İslam’ı Kapitalizm Boyasıyla Boyadık

Müslüman Kardeşler Teşkilatı (İHVANI MÜSLİMİN) kurucusu Hasan el- Benna'nın torunu ünlü İslam düşünürü Tarık Ramazan geçen hafta İstanbul'a geldi.

İslam dünyasının birçok problemi var. Bu konuya parmak basıyor Tarık Ramazan. Ve şu, önemli tespitlerde bulunuyor;

"İslam dünyasında sorun var. Bunun için bir türlü bir araya gelemiyoruz. O yüzden parçalanma söz konusu. Nasıl bir araya geleceğimizi de bilemiyoruz. Müslümanlarda otorite problemi var. Otorite sorunu olduğu için ortak sesimiz yok, sesler cılız çıkıyor.

Cesaretli Müslümanlara ihtiyacımız var. Belli bir topluluğa ait olarak bu topluluğun, insanlığa hizmet etme sorumluluğuna sahip olduğunu kabul etmezsek, ÜMMET kavramı tekrar canlanmayacaktır. Eğer cesaretli Müslümanlar olmazsak, ümmet kavramı canlanamaz. Vatansever olalım ama ümmeti de göz ardı etmeyelim. İslam, bir topluluktur. "

Tarık Ramazan, "İSLAM ÜLKELERİ” tabiri yerine, "MÜSLÜMANLARIN ÇOĞUNLUKTA YAŞADIĞI ÜLKELER” tabirini kullanıyor. Bunun da gerekçesini şöyle açıklıyor;

"Suriye'nin, Ortadoğu'nun hali ortada. Ortada bir İslam Dünyası yok. Bu sebeple; "Müslümanların Çoğunlukta Yaşadığı Ülkeler” demeyi tercih ediyorum.”

Tespitlerine şöyle devam ediyor;

"İslam dünyasında yeni alim ve mütefekkir yetişmiyor. Aslında böyle insanlar var ama sadece sistemi oluşturma noktasında sıkıntı var. Batı bize neyi dayattıysa, onun gibi düşünüyor, onun gibi fikir üretmeye çalışıyoruz. Yani İslamî düşünceyi bir kenara bıraktık, özümüzden uzaklaştık. İslam'ı Kapitalizm boyasıyla boyayarak pazarlamaya çalışıyoruz. Bu, çağımızın en büyük problemi!

SEKÜLERLEŞME ve POZİTİVİZM olgusunu çözmemiz gerekir. İslamî değerler bütünü olan; Kültür, Sanat ve İlmi üretemiyoruz! Günlük hayat içinde sıradan Müslümanlar, alışılagelmiş kültürlerini devam ettiriyor. Evrensel olarak ortaya bir şey koyamıyoruz. Bu konuda çalışan, gayret gösterenler var ama yeterli değil. Her seviyedeki akademisyen ve entellektüellerin aktif olması lazım.

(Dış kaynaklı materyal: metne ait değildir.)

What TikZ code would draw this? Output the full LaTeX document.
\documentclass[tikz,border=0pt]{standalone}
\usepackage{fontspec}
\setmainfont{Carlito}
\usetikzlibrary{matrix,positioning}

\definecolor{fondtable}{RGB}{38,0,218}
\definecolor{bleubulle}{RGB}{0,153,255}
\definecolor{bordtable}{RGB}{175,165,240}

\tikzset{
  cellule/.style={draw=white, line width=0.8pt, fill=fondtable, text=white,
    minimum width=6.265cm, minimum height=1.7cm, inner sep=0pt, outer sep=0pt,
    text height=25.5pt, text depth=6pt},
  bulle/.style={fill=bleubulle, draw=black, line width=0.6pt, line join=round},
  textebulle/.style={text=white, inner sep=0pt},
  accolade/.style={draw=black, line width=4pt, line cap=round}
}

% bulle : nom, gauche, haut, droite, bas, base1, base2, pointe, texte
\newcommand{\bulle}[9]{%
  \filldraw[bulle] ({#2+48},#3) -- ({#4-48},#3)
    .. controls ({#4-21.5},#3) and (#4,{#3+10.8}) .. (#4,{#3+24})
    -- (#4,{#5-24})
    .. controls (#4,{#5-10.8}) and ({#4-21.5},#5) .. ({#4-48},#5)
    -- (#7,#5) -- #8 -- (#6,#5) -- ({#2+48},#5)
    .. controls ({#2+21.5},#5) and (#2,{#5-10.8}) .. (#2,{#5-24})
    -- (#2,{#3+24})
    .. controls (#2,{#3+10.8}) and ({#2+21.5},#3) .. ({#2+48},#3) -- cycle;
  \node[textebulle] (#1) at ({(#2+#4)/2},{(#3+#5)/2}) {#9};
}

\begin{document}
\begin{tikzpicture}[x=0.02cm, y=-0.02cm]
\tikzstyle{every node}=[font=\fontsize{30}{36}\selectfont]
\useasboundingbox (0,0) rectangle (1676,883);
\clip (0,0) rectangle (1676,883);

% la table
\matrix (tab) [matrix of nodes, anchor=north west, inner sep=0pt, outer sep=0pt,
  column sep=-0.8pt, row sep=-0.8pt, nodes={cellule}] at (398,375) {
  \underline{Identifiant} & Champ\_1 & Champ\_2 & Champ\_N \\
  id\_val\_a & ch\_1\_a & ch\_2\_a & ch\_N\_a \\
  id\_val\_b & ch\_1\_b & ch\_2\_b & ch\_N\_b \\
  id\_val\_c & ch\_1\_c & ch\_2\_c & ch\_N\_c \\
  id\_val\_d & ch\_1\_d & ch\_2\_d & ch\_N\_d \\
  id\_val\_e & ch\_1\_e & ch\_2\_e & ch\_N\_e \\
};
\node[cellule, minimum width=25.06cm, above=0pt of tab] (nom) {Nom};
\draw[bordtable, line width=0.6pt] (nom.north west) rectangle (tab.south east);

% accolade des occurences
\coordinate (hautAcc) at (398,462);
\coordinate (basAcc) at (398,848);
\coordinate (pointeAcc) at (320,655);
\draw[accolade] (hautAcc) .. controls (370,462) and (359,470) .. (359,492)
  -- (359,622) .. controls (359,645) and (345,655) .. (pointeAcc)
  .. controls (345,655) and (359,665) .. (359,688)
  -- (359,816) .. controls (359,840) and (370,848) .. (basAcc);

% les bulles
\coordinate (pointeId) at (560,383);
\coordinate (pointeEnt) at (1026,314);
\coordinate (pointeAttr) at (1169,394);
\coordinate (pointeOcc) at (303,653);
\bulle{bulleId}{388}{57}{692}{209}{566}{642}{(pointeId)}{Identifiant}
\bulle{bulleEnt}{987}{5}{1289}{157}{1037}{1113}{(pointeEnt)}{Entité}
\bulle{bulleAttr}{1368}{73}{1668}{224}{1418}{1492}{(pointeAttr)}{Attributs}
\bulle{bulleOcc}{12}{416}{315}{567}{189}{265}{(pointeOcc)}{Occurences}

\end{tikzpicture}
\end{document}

Bir Müslüman olarak İslam'ın haysiyetli bir din olduğunu göstermemiz gerekiyor. Çok konuşmak yerine daha çok fiiliyata geçmemiz, daha çok amel etmemiz şart.

İslam Medeniyetinin varlığı devam ediyor. Sömürgeciliğe, emperyalizme karşı dimdik ayakta duran Müslümanlar mevcut.” Diyerek sözlerini tamamladı Tarık Ramazan. (Yeni Şafak/Pazar ilavesi/ 29 Ekim 2017, s,04, Aylin İzmir Röportajı)

 

Gerçekten de "İSLAMÎ VE KUR'ANÎ TEFEKKÜR” ü kaybettik mi ne? Fakat umutsuz değilim. DİNDAR VE ŞUURLU GENÇLER geliyor. Yani "ÂSIM'IN NESLİ” meyve verdi. Yarınki Türkiye daha güzel şeylere gebe. Ama zaman ister. Yapmak kolay değil. En az bir 10 sene gerekir.

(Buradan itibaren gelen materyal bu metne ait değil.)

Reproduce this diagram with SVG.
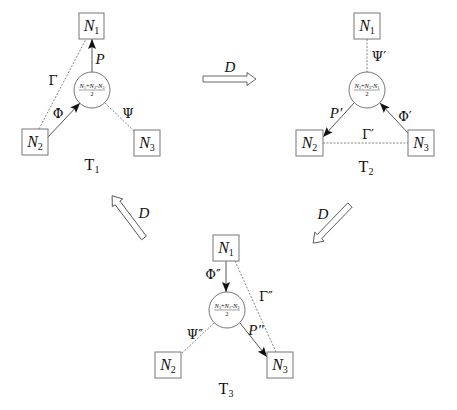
<svg xmlns="http://www.w3.org/2000/svg" width="457" height="410" viewBox="0 0 457 410">
<style>
.box{fill:#fff;stroke:#777;stroke-width:1}
.circ{fill:#fff;stroke:#666;stroke-width:0.9}
.sol{stroke:#444;stroke-width:0.9;fill:none}
.dot{stroke:#777;stroke-width:0.9;fill:none;stroke-dasharray:2,1.5}
.nl{font-family:"Liberation Serif",serif;font-style:italic;font-size:16px;fill:#111;text-anchor:middle}
.sub{font-style:normal;font-size:10px}
.gl{font-family:"DejaVu Serif","Liberation Serif",serif;font-size:13px;fill:#111;text-anchor:middle}
.il{font-family:"Liberation Serif",serif;font-style:italic;font-size:15px;fill:#111;text-anchor:middle}
.fr{font-family:"Liberation Serif",serif;font-style:italic;font-size:6.5px;fill:#111;text-anchor:middle}
.fs{font-style:normal;font-size:4px}
.fp{font-style:normal}
.fr2{font-family:"Liberation Serif",serif;font-size:6px;fill:#111;text-anchor:middle}
.tl{font-family:"Liberation Serif",serif;font-size:16px;fill:#111;text-anchor:middle}
.ha{fill:#fff;stroke:#555;stroke-width:0.9}
</style>
<defs>
<marker id="ah" viewBox="0 0 10 8" refX="10" refY="4" markerWidth="10" markerHeight="8" markerUnits="userSpaceOnUse" orient="auto">
<path d="M0,0 L10,4 L0,8 L2,4 Z" fill="#111"/>
</marker>
<path id="hollow" d="M0,-3 H44 V-6.5 L53,0 L44,6.5 V3 H0 Z"/>
</defs>

<g id="connectors">
<!-- T1 -->
<line class="sol" x1="92" y1="72" x2="92" y2="39" marker-end="url(#ah)"/>
<line class="sol" x1="48" y1="137" x2="80" y2="103" marker-end="url(#ah)"/>
<line class="dot" x1="39" y1="129" x2="86" y2="39"/>
<line class="dot" x1="105" y1="103" x2="134" y2="131"/>
<!-- T2 -->
<line class="dot" x1="367" y1="39" x2="367" y2="72"/>
<line class="sol" x1="354" y1="103" x2="323" y2="137" marker-end="url(#ah)"/>
<line class="sol" x1="408" y1="133" x2="380" y2="103" marker-end="url(#ah)"/>
<line class="dot" x1="323" y1="143" x2="408" y2="143"/>
<!-- T3 -->
<line class="sol" x1="226" y1="261" x2="226" y2="292" marker-end="url(#ah)"/>
<line class="dot" x1="235" y1="261" x2="276" y2="352"/>
<line class="sol" x1="240" y1="323" x2="267" y2="357" marker-end="url(#ah)"/>
<line class="dot" x1="214" y1="323" x2="181" y2="354"/>
<!-- D arrows -->
<use href="#hollow" class="ha" transform="translate(203,79)"/>
<use href="#hollow" class="ha" transform="translate(144,238) rotate(233)"/>
<use href="#hollow" class="ha" transform="translate(350,205) rotate(134)"/>
</g>

<g id="labels">
<text class="il" x="100" y="64">P</text>
<text class="gl" x="58" y="118">Φ</text>
<text class="gl" x="53" y="85">Γ</text>
<text class="gl" x="128" y="118">Ψ</text>
<text class="gl" x="379" y="61">Ψ′</text>
<text class="il" x="336" y="118">P′</text>
<text class="gl" x="405" y="121">Φ′</text>
<text class="gl" x="368" y="139">Γ′</text>
<text class="gl" x="213" y="279">Φ″</text>
<text class="gl" x="266" y="301">Γ″</text>
<text class="il" x="256" y="335">P″</text>
<text class="gl" x="195" y="339">Ψ″</text>
<text class="il" x="230" y="72">D</text>
<text class="il" x="144" y="218">D</text>
<text class="il" x="323" y="219">D</text>
</g>

<g id="T1">
<g id="t1n1"><rect class="box" x="79" y="13" width="25" height="26"/><text class="nl" x="91.5" y="31">N<tspan class="sub" dy="3">1</tspan></text></g>
<g id="t1c"><circle class="circ" cx="92" cy="90" r="18"/><text class="fr" x="92" y="88">N<tspan class="fs" dy="1">1</tspan><tspan class="fp" dy="-1">+</tspan>N<tspan class="fs" dy="1">2</tspan><tspan class="fp" dy="-1">-</tspan>N<tspan class="fs" dy="1">3</tspan></text><line x1="79" y1="90" x2="105" y2="90" stroke="#111" stroke-width="0.4"/><text class="fr2" x="92" y="96">2</text></g>
<g id="t1n2"><rect class="box" x="22" y="129" width="26" height="26"/><text class="nl" x="35" y="147">N<tspan class="sub" dy="3">2</tspan></text></g>
<g id="t1n3"><rect class="box" x="134" y="130" width="26" height="26"/><text class="nl" x="147" y="148">N<tspan class="sub" dy="3">3</tspan></text></g>
<g id="t1l"><text class="tl" x="92" y="170">T<tspan font-size="10" dy="3">1</tspan></text></g>
</g>

<g id="T2">
<g id="t2n1"><rect class="box" x="354" y="13" width="26" height="26"/><text class="nl" x="367" y="31">N<tspan class="sub" dy="3">1</tspan></text></g>
<g id="t2c"><circle class="circ" cx="367" cy="90" r="18"/><text class="fr" x="367" y="88">N<tspan class="fs" dy="1">2</tspan><tspan class="fp" dy="-1">+</tspan>N<tspan class="fs" dy="1">3</tspan><tspan class="fp" dy="-1">-</tspan>N<tspan class="fs" dy="1">1</tspan></text><line x1="354" y1="90" x2="380" y2="90" stroke="#111" stroke-width="0.4"/><text class="fr2" x="367" y="96">2</text></g>
<g id="t2n2"><rect class="box" x="296" y="130" width="27" height="26"/><text class="nl" x="309.5" y="148">N<tspan class="sub" dy="3">2</tspan></text></g>
<g id="t2n3"><rect class="box" x="408" y="130" width="26" height="26"/><text class="nl" x="421" y="148">N<tspan class="sub" dy="3">3</tspan></text></g>
<g id="t2l"><text class="tl" x="366" y="172">T<tspan font-size="10" dy="3">2</tspan></text></g>
</g>

<g id="T3">
<g id="t3n1"><rect class="box" x="213" y="235" width="26" height="26"/><text class="nl" x="226" y="253">N<tspan class="sub" dy="3">1</tspan></text></g>
<g id="t3c"><circle class="circ" cx="227" cy="310" r="18"/><text class="fr" x="227" y="308">N<tspan class="fs" dy="1">3</tspan><tspan class="fp" dy="-1">+</tspan>N<tspan class="fs" dy="1">1</tspan><tspan class="fp" dy="-1">-</tspan>N<tspan class="fs" dy="1">2</tspan></text><line x1="214" y1="310" x2="240" y2="310" stroke="#111" stroke-width="0.4"/><text class="fr2" x="227" y="316">2</text></g>
<g id="t3n2"><rect class="box" x="155" y="352" width="26" height="26"/><text class="nl" x="168" y="370">N<tspan class="sub" dy="3">2</tspan></text></g>
<g id="t3n3"><rect class="box" x="267" y="352" width="26" height="26"/><text class="nl" x="280" y="370">N<tspan class="sub" dy="3">3</tspan></text></g>
<g id="t3l"><text class="tl" x="226" y="394">T<tspan font-size="10" dy="3">3</tspan></text></g>
</g>
</svg>
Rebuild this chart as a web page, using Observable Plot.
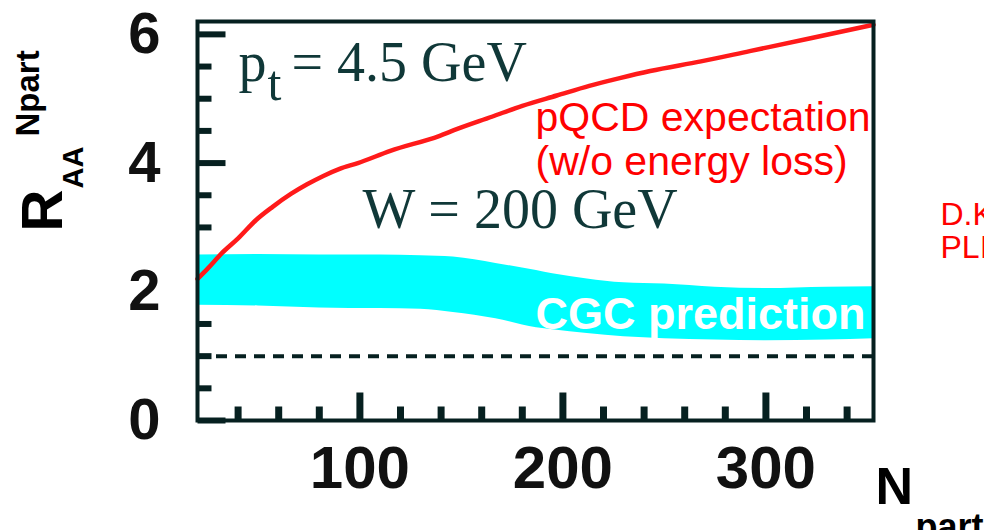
<!DOCTYPE html>
<html>
<head>
<meta charset="utf-8">
<script src="https://cdn.jsdelivr.net/npm/d3@7"></script>
<script src="https://cdn.jsdelivr.net/npm/@observablehq/plot@0.6"></script>
<style>
  html, body { margin: 0; padding: 0; background: #fff; }
</style>
</head>
<body>
<div id="chart"></div>
<script>
// pQCD expectation (no energy loss): R_AA^Npart versus N_part
const pqcdNpart = [20, 25, 32, 40, 49, 57, 66, 74, 82, 90, 99, 115, 139, 148, 165, 180, 197, 213, 228, 243, 268, 292, 322, 353];
const pqcdRaa   = [2.2, 2.36, 2.6, 2.83, 3.12, 3.32, 3.52, 3.67, 3.8, 3.91, 4.0, 4.19, 4.42, 4.53, 4.72, 4.89, 5.05, 5.2, 5.32, 5.43, 5.58, 5.74, 5.94, 6.15];

// CGC prediction band (lower / upper edge)
const cgcNpart = [20, 50, 80, 110, 130, 146, 167, 187, 195, 212, 230, 250, 275, 300, 330, 353];
const cgcLow   = [1.79, 1.78, 1.75, 1.74, 1.73, 1.68, 1.58, 1.44, 1.41, 1.35, 1.3, 1.27, 1.25, 1.24, 1.25, 1.27];
const cgcHigh  = [2.57, 2.58, 2.57, 2.57, 2.56, 2.54, 2.44, 2.33, 2.28, 2.2, 2.14, 2.12, 2.07, 2.05, 2.07, 2.08];

// binary-scaling reference level
const refLevel = [1];

// axis ticks
const xMajorTicks = [100, 200, 300];
const xMinorTicks = [40, 60, 80, 120, 140, 160, 180, 220, 240, 260, 280, 320, 340];
const yMajorTicks = [0, 2, 4, 6];
const yMinorTicks = [0.5, 1, 1.5, 2.5, 3, 3.5, 4.5, 5, 5.5];

const pqcd = pqcdNpart.map((n, i) => ({npart: n, raa: pqcdRaa[i]}));
const cgc = cgcNpart.map((n, i) => ({npart: n, low: cgcLow[i], high: cgcHigh[i]}));

const M = {top: 21, right: 111, bottom: 110, left: 197};
const ink = "#062020";
const noteInk = "#103838";
const sans = "Liberation Sans, Arial, sans-serif";
const serif = "Liberation Serif, Times New Roman, serif";

// a straight tick drawn from the anchor point along the vector direction
const tickShape = {draw(context, length) { context.moveTo(0, 0); context.lineTo(0, -length); }};

function inwardTicksX(values, length, width) {
  return Plot.vector(values, {x: d => d, frameAnchor: "bottom", rotate: 0, length, anchor: "start",
    shape: tickShape, stroke: ink, strokeWidth: width, strokeLinecap: "butt"});
}
function inwardTicksY(values, length, width) {
  return Plot.vector(values, {y: d => d, frameAnchor: "left", rotate: 90, length, anchor: "start",
    shape: tickShape, stroke: ink, strokeWidth: width, strokeLinecap: "butt"});
}

// text placed by its baseline start, in pixels of the SVG
function note(str, px, py, opts) {
  return Plot.text([str], {text: d => d, frameAnchor: "top-left", dx: px - M.left, dy: py - M.top,
    textAnchor: "start", lineAnchor: "bottom", ...opts});
}

const chart = Plot.plot({
  width: 984,
  height: 530,
  marginTop: M.top,
  marginRight: M.right,
  marginBottom: M.bottom,
  marginLeft: M.left,
  style: {fontFamily: sans, background: "#fff", overflow: "visible"},
  x: {domain: [20, 353], label: null},
  y: {domain: [0, 6.2], label: null},
  marks: [
    inwardTicksX(xMinorTicks, 14, 7),
    inwardTicksX(xMajorTicks, 28, 7),
    inwardTicksY(yMinorTicks, 14, 6),
    inwardTicksY(yMajorTicks, 28, 6),

    Plot.areaY(cgc, {x: "npart", y1: "low", y2: "high", fill: "#00ffff", curve: "monotone-x"}),
    Plot.ruleY(refLevel, {stroke: ink, strokeWidth: 4, strokeDasharray: "11,8"}),
    Plot.line(pqcd, {x: "npart", y: "raa", stroke: "#ff1a1a", strokeWidth: 4.5, curve: "monotone-x"}),
    Plot.frame({stroke: ink, strokeWidth: 4}),

    Plot.axisX(xMajorTicks, {anchor: "bottom", tickSize: 0, tickPadding: 25, tickFormat: d3.format("d"),
      fontSize: 60, fontWeight: "bold", fill: "#111", label: null}),
    Plot.axisY(yMajorTicks, {anchor: "left", tickSize: 0, tickPadding: 37, tickFormat: d3.format("d"),
      fontSize: 58, fontWeight: "bold", fill: "#111", label: null}),

    // in-plot annotations
    note("p", 238, 80, {fontFamily: serif, fontSize: 56, fill: noteInk}),
    note("t", 267, 99, {fontFamily: serif, fontSize: 50, fill: noteInk}),
    note("= 4.5 GeV", 291, 80, {fontFamily: serif, fontSize: 56, fill: noteInk}),
    note("W = 200 GeV", 362, 227, {fontFamily: serif, fontSize: 56, fill: noteInk}),
    note("pQCD expectation", 535, 130, {fontSize: 41, fill: "#ff0000"}),
    note("(w/o energy loss)", 535, 174, {fontSize: 41, fill: "#ff0000"}),
    note("CGC prediction", 535, 328, {fontSize: 45, fontWeight: "bold", fill: "#ffffff"}),
    note("D.K", 940, 224, {fontSize: 32, fill: "#ff0000"}),
    note("PLI", 940, 257, {fontSize: 32, fill: "#ff0000"}),

    // axis titles
    note("N", 875, 503, {fontSize: 52, fontWeight: "bold", fill: "#000"}),
    note("part", 915, 538, {fontSize: 36, fontWeight: "bold", fill: "#000"}),
    note("R", 61, 231, {fontSize: 58, fontWeight: "bold", fill: "#000", rotate: -90}),
    note("AA", 82, 188, {fontSize: 29, fontWeight: "bold", fill: "#000", rotate: -90}),
    note("Npart", 38, 136, {fontSize: 33, fontWeight: "bold", fill: "#000", rotate: -90})
  ]
});

document.getElementById("chart").appendChild(chart);
</script>
</body>
</html>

"Doğacaktır sana vaad ettiği günler Hakkın,

Belki yarın, belki yarından da yakın.” (M.Âkif Ersoy)

 

Aydınlık yarınlar, umutlu dolu günler, sevinebileceğimiz zaman dilimi bizi bekliyor. Durmak yok, çalışmaya, gayret etmeye, aklımızı ve alnımızı terletmeye devam. Zira Kur'an, uyuşuk, mıymıntı, pısırık, etliye sütlüye karışmayan, suya sabuna dokunmayan Müslüman istemiyor.